Although I treasured waking up naturally, I also love this time to myself in the day. I have the privilege of staying home with my child. That also means that during the day, I don’t get much time alone. So, I cherish this time in the morning that is just for me. While it can be hard to wake up when the alarm clock goes off, I go to a place where I feel what the time alone will be like and it motivates me to get out of bed and onto the mat.
There is one crucial component that makes this possible. My husband wakes up with the baby and plays with him while I have this time. We only started this at the new year. I used to wake up with the baby and play with him until my husband woke up and went to work. But, I realized that I was so exhausted by the end of the day because I didn’t have any time to myself. Here’s the thing: We have to ask for what we need. I realized that if I was to stay home with our child, I needed to have a little time every morning to get grounded for the day before I had to take care of someone else. When I get this time, I feel better and I can better support my family.
There are three takeaways I want to impart to you as it relates to finances:
1. If working on your finances is important to you, schedule the time to do it. Money controls so much of our lives and carving out a little time to dedicate to focusing on this aspect of life can happen. Decide when and how. Set a time in your calendar and make it a serious appointment. Tap into the feeling of what it will be like when you’re mindful with your finances and making progress towards your goals.
2. If you need support in making your financial goals happen, ask for it. If you’re in a partnership, let your partner know. Let your partner know what you need.
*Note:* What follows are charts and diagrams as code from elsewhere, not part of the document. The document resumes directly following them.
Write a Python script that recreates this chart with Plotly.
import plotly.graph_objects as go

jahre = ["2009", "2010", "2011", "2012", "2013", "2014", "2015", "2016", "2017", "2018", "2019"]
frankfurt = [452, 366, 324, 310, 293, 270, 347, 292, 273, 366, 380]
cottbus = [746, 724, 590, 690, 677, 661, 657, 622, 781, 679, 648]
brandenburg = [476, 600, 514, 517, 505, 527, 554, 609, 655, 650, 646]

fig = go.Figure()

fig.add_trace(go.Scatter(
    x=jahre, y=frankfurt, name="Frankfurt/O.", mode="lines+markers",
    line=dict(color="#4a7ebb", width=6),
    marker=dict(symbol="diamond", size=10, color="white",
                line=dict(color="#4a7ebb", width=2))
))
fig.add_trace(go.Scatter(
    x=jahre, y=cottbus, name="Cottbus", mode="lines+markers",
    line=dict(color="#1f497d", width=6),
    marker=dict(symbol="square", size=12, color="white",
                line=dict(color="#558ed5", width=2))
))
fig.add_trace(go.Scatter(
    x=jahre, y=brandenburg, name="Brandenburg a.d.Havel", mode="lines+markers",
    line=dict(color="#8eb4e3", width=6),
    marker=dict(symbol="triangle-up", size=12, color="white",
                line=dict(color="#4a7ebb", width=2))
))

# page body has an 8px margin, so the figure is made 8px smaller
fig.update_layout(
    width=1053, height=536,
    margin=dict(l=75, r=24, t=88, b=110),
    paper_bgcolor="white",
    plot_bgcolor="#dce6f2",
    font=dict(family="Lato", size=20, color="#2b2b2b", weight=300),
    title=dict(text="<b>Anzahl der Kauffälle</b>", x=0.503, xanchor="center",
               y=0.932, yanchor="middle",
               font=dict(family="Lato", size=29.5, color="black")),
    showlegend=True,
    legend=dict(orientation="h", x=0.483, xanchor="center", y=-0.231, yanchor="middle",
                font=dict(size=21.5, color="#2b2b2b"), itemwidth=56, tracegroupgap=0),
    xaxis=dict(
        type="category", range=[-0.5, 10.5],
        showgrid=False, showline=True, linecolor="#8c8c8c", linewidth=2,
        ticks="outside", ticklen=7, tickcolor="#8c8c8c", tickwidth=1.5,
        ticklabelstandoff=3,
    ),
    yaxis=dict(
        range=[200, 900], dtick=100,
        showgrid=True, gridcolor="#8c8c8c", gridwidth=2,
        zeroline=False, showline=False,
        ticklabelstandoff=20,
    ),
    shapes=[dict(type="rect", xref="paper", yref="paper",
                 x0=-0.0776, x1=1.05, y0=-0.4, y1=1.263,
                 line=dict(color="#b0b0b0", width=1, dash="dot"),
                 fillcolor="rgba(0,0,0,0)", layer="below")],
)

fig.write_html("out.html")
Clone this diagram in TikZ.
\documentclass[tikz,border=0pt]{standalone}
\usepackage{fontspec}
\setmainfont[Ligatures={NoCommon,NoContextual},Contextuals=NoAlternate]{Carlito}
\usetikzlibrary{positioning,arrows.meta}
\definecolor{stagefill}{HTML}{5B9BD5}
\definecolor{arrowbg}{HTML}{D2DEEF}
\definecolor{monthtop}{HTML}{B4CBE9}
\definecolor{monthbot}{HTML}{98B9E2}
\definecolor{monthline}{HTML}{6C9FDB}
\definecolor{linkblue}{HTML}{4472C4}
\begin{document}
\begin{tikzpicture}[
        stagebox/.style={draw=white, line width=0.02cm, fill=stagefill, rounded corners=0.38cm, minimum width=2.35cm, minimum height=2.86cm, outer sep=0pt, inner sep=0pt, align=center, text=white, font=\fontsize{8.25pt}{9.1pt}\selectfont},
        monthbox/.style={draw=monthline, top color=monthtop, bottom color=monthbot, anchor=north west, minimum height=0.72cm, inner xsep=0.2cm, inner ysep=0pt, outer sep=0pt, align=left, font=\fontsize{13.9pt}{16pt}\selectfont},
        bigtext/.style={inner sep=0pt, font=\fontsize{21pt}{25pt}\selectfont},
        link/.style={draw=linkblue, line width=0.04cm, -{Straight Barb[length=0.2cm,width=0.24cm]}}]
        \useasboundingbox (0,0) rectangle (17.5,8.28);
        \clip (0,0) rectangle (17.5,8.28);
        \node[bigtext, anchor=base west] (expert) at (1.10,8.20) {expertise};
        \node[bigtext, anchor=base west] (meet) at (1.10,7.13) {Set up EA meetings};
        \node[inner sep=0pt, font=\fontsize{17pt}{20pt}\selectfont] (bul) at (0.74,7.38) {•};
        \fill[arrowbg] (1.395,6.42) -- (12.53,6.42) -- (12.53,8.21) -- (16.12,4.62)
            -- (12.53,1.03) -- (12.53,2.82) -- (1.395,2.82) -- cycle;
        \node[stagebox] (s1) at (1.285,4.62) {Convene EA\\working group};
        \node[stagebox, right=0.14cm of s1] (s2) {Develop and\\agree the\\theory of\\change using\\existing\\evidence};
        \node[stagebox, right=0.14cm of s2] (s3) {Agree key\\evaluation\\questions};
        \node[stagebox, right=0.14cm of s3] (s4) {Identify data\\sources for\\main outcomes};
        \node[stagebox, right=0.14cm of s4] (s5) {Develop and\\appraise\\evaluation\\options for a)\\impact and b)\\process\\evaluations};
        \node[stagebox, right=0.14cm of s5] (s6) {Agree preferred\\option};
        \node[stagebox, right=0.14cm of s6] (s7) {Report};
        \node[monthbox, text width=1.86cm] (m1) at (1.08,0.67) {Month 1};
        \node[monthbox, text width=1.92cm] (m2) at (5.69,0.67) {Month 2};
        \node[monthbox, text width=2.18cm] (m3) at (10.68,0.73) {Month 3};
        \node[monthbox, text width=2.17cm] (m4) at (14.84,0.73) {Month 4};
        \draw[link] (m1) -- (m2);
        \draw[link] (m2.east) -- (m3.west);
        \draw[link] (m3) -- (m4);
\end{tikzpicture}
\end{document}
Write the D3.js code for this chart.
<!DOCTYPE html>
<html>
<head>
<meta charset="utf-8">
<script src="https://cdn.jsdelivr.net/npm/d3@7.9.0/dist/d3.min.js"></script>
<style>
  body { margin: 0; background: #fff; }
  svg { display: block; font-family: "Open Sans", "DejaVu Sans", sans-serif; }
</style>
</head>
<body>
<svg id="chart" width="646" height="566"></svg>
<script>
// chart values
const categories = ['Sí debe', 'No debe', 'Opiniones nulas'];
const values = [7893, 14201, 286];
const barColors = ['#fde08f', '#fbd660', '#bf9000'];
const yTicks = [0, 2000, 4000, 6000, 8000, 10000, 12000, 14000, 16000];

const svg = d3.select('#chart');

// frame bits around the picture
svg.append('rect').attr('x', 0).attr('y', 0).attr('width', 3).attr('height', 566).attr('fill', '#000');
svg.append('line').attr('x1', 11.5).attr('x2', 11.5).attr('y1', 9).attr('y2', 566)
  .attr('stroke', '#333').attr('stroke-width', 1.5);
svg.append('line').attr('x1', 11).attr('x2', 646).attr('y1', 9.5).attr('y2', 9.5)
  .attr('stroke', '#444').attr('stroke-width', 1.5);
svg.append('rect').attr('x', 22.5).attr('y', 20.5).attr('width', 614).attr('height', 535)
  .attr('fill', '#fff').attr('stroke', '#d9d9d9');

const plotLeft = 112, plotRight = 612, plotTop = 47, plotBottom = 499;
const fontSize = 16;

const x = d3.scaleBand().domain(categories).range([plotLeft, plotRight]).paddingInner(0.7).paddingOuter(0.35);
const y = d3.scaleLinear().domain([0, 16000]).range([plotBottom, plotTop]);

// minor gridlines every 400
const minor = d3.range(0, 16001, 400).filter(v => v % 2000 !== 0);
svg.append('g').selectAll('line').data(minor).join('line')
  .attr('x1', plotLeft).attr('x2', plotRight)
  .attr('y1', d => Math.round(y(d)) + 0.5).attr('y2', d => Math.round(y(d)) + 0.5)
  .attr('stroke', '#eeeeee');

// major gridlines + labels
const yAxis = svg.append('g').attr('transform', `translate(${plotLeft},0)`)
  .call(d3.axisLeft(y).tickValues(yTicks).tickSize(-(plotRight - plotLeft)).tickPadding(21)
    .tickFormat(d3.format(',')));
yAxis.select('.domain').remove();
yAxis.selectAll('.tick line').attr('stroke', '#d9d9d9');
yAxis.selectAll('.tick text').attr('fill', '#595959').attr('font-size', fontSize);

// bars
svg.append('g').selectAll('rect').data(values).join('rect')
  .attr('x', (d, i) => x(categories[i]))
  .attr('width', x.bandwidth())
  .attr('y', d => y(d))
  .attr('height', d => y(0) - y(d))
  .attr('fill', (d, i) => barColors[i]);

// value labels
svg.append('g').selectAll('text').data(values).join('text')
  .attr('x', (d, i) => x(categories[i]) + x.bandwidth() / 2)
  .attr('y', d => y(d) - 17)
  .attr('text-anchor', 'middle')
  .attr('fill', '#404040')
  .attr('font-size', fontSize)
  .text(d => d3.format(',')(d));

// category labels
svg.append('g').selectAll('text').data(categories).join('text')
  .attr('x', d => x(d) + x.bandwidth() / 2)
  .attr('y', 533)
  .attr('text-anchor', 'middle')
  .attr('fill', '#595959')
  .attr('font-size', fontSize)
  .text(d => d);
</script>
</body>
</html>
And, if you’re not in a partnership and need help, ask a friend to support you. As always, I’d be happy to visit with you and get you started.
3. Finally, when you take care of yourself first, you can better help those around you. Pay attention to where you’re giving your resources. Get yourself in good shape first, and then help others. This might mean you can’t support a relative at the moment, or pay for kid’s college. If you’re not on solid ground, it’s really hard to help someone else.
I used to associate the sound of the alarm clock with something I didn’t want to do – waking up and going to work. Now, when the alarm goes off, it is going off for me. It’s waking me for something I am deliberately choosing to do. The reality is, we cannot “make time”. Time is finite. We have to use it in the best way for us. It is a fallacy if we think we can “make time” for additional things on our plate. But, if you carefully decide what can take your time, choose to do those things, and create positive associations with them, you will be on your way to accomplishing those things that are meaningful to you, that fill your cup, and that keep you moving in the direction you want to be going.